Given exercise: Set all the material down again unchanged, without the pictures.

Records for processing:
* BEGIN *

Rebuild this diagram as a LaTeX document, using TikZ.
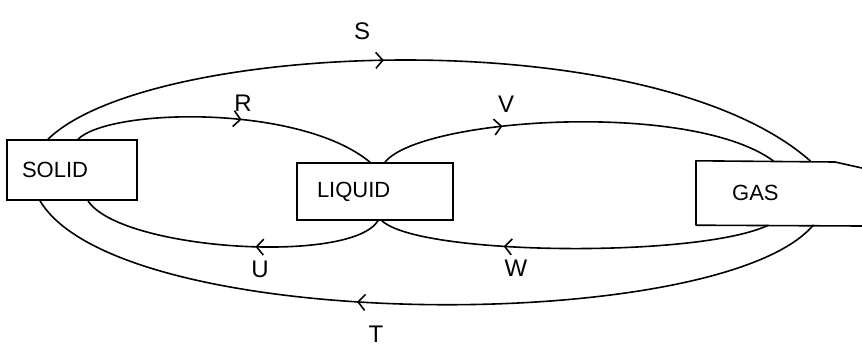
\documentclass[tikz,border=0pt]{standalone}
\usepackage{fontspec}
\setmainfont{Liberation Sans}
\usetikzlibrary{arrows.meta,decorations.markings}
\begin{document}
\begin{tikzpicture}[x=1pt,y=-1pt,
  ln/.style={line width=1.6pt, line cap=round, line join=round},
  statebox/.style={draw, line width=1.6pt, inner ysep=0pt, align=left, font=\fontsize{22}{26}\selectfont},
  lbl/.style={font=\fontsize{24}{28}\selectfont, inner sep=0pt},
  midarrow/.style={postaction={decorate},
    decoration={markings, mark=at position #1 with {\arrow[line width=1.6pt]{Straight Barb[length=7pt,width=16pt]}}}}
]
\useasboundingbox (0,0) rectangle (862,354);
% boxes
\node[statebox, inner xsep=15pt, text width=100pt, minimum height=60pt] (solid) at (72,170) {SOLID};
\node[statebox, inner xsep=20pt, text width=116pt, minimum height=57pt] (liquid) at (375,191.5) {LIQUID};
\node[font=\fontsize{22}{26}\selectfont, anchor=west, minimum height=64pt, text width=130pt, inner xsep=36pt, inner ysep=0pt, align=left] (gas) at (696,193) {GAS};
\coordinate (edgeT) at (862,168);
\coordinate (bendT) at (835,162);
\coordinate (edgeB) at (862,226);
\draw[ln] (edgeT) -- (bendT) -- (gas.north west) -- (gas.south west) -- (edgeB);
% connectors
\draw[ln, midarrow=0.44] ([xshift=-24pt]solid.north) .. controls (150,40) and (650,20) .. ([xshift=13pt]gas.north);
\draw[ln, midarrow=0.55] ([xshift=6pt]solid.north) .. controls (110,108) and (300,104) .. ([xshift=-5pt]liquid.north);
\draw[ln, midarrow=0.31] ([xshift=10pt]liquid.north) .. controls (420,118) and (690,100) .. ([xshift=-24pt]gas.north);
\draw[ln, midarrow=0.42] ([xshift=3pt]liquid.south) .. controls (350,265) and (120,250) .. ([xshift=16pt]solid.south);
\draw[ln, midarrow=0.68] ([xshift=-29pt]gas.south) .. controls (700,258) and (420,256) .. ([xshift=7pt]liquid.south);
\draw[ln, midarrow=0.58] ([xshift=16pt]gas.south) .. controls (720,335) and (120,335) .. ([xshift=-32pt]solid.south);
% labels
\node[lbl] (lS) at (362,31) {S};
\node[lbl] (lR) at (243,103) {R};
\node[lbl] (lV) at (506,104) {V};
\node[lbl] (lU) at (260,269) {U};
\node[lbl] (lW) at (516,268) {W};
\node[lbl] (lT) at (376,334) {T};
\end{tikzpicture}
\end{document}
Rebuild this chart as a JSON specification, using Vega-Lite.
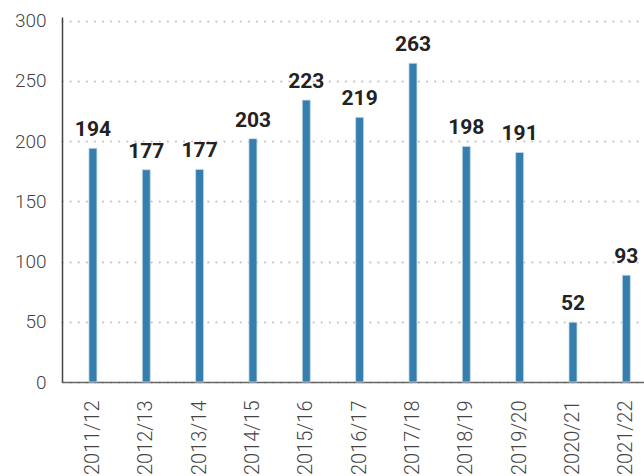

* END *

Full answer:
Rebuild this diagram as a LaTeX document, using TikZ.
\documentclass[tikz,border=0pt]{standalone}
\usepackage{fontspec}
\setmainfont{Liberation Sans}
\usetikzlibrary{arrows.meta,decorations.markings}
\begin{document}
\begin{tikzpicture}[x=1pt,y=-1pt,
  ln/.style={line width=1.6pt, line cap=round, line join=round},
  statebox/.style={draw, line width=1.6pt, inner ysep=0pt, align=left, font=\fontsize{22}{26}\selectfont},
  lbl/.style={font=\fontsize{24}{28}\selectfont, inner sep=0pt},
  midarrow/.style={postaction={decorate},
    decoration={markings, mark=at position #1 with {\arrow[line width=1.6pt]{Straight Barb[length=7pt,width=16pt]}}}}
]
\useasboundingbox (0,0) rectangle (862,354);
% boxes
\node[statebox, inner xsep=15pt, text width=100pt, minimum height=60pt] (solid) at (72,170) {SOLID};
\node[statebox, inner xsep=20pt, text width=116pt, minimum height=57pt] (liquid) at (375,191.5) {LIQUID};
\node[font=\fontsize{22}{26}\selectfont, anchor=west, minimum height=64pt, text width=130pt, inner xsep=36pt, inner ysep=0pt, align=left] (gas) at (696,193) {GAS};
\coordinate (edgeT) at (862,168);
\coordinate (bendT) at (835,162);
\coordinate (edgeB) at (862,226);
\draw[ln] (edgeT) -- (bendT) -- (gas.north west) -- (gas.south west) -- (edgeB);
% connectors
\draw[ln, midarrow=0.44] ([xshift=-24pt]solid.north) .. controls (150,40) and (650,20) .. ([xshift=13pt]gas.north);
\draw[ln, midarrow=0.55] ([xshift=6pt]solid.north) .. controls (110,108) and (300,104) .. ([xshift=-5pt]liquid.north);
\draw[ln, midarrow=0.31] ([xshift=10pt]liquid.north) .. controls (420,118) and (690,100) .. ([xshift=-24pt]gas.north);
\draw[ln, midarrow=0.42] ([xshift=3pt]liquid.south) .. controls (350,265) and (120,250) .. ([xshift=16pt]solid.south);
\draw[ln, midarrow=0.68] ([xshift=-29pt]gas.south) .. controls (700,258) and (420,256) .. ([xshift=7pt]liquid.south);
\draw[ln, midarrow=0.58] ([xshift=16pt]gas.south) .. controls (720,335) and (120,335) .. ([xshift=-32pt]solid.south);
% labels
\node[lbl] (lS) at (362,31) {S};
\node[lbl] (lR) at (243,103) {R};
\node[lbl] (lV) at (506,104) {V};
\node[lbl] (lU) at (260,269) {U};
\node[lbl] (lW) at (516,268) {W};
\node[lbl] (lT) at (376,334) {T};
\end{tikzpicture}
\end{document}
Rebuild this chart as a JSON specification, using Vega-Lite.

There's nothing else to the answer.